Background & aims: In nonrandomized trials, photodynamic therapy (PDT) had a promising effect on nonresectable cholangiocarcinoma (NCC). This prospective, open-label, randomized, multicenter study with a group sequential design compared PDT in addition to stenting (group A) with stenting alone (group B) in patients with NCC.
Methods: In patients with histologically confirmed cholangiocarcinoma, endoscopic or percutaneous double stenting was performed. Patients fulfilling inclusion criteria were randomized to group A (stenting and subsequent PDT) and group B (stenting alone). For PDT, Photofrin 2 mg/kg body wt was injected intravenously 2 days before intraluminal photoactivation (wavelength, 630 nm; light dose, 180 J/cm(2)). Further treatments were performed in cases of residual tumor in the bile duct. The primary outcome parameter was survival time. Secondary outcome parameters were cholestasis and quality of life.
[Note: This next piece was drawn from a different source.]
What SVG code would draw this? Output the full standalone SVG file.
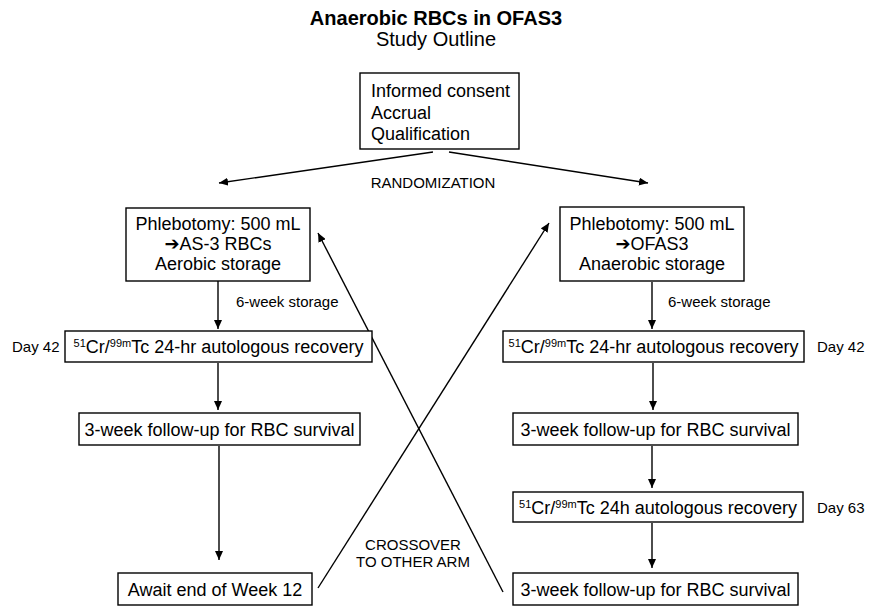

Results: PDT resulted in prolongation of survival (group A: n = 20, median 493 days; group B: n = 19, median 98 days; P < 0.0001). It also improved biliary drainage and quality of life.
Conclusions: PDT, given in addition to best supportive care, improves survival in patients with NCC. The study was terminated prematurely because PDT proved to be so superior to simple stenting treatment that further randomization was deemed unethical.